START RAW DATA

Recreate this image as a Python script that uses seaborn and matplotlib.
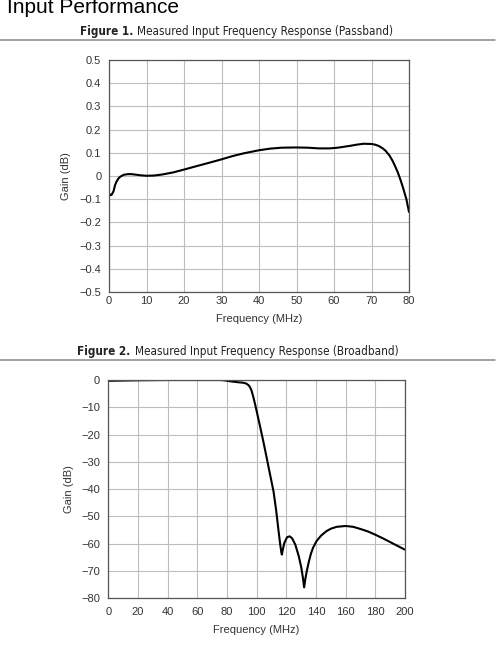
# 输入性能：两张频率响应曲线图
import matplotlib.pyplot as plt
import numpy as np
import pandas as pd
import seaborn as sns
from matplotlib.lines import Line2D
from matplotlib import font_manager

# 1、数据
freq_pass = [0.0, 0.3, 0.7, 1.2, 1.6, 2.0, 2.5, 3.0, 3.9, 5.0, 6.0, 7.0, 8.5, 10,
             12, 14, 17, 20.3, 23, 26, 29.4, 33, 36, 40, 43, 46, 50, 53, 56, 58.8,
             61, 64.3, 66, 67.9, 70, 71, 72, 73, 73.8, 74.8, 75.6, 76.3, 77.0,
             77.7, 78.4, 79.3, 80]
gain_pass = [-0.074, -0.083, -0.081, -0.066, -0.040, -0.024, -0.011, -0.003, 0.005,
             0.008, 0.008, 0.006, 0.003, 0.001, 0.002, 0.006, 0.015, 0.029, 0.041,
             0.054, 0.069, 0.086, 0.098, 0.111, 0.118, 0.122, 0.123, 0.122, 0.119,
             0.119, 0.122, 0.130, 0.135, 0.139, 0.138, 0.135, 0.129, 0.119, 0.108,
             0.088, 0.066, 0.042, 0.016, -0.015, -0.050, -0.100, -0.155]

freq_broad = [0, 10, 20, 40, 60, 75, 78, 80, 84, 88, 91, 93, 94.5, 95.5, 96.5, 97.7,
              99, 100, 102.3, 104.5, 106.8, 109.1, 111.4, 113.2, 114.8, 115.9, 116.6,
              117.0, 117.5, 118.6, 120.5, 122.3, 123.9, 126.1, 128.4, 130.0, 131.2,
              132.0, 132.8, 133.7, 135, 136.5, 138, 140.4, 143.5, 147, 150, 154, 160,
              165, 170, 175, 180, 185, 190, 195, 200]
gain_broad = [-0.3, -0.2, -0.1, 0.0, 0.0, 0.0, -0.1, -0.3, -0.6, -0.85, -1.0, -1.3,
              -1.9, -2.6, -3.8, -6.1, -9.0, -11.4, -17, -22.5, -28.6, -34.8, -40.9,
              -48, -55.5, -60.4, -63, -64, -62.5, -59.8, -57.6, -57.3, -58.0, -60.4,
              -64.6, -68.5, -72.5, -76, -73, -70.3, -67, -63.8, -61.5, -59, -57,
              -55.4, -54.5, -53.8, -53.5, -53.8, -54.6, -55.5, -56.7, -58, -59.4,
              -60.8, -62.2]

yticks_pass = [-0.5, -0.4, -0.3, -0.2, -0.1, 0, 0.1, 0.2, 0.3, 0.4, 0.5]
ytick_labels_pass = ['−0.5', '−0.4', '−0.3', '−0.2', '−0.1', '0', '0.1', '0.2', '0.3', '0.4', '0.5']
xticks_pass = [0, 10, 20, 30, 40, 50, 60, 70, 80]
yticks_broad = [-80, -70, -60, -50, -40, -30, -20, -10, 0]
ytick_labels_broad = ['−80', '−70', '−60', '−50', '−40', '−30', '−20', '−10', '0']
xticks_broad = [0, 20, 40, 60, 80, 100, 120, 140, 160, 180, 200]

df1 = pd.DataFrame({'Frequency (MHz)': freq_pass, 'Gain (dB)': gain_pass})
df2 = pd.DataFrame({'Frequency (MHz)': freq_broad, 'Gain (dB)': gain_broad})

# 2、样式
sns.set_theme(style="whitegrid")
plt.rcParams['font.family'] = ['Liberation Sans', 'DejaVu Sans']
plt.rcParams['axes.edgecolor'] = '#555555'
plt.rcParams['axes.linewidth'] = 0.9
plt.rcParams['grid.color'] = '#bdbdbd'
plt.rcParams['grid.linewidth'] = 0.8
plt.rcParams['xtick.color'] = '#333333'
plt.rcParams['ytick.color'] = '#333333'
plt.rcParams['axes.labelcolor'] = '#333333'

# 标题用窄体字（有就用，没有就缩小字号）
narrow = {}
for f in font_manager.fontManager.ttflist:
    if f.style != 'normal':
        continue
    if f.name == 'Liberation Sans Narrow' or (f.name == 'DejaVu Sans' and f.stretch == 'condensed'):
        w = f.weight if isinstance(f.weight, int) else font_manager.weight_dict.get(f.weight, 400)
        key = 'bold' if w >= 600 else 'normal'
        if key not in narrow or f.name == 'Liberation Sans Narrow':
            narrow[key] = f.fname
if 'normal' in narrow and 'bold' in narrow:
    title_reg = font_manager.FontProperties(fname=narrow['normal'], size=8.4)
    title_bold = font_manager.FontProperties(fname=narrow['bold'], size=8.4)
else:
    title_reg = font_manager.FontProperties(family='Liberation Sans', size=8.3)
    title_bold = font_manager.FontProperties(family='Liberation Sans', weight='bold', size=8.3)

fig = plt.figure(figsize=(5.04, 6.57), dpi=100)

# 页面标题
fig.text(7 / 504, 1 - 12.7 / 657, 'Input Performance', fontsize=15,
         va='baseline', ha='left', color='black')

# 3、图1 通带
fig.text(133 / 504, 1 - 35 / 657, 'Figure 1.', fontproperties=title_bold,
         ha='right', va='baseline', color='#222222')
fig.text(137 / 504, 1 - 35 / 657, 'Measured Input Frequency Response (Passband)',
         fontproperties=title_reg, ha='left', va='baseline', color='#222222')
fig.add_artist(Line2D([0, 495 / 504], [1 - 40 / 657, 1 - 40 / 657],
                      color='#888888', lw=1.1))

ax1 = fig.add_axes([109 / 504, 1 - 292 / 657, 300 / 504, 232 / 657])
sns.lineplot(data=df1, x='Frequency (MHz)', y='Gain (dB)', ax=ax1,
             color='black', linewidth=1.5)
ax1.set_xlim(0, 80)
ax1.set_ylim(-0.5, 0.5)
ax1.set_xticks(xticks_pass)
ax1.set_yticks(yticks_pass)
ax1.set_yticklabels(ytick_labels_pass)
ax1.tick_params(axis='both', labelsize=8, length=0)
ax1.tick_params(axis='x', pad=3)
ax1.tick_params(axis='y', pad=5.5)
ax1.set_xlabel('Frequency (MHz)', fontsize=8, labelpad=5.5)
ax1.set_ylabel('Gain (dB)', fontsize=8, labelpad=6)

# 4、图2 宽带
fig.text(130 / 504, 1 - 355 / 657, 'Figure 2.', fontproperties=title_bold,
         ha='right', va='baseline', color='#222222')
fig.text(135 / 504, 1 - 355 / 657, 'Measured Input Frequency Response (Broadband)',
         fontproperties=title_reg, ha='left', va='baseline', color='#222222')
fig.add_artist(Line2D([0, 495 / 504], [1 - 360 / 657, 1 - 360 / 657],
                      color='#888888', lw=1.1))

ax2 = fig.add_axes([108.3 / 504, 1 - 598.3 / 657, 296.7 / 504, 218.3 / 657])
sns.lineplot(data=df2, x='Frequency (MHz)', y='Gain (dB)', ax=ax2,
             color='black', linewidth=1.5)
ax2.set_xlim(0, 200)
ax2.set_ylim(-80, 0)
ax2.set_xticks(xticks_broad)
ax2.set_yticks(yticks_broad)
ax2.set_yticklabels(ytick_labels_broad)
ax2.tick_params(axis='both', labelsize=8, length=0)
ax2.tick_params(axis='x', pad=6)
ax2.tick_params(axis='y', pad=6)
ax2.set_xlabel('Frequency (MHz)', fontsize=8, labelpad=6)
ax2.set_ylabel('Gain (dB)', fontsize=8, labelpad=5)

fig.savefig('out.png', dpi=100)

END RAW DATA

#### PROBLEM DETAILS:
How many lines in the listing contain "matplotlib"? Answer with the number alone.

#### CORRECT RESULT:
4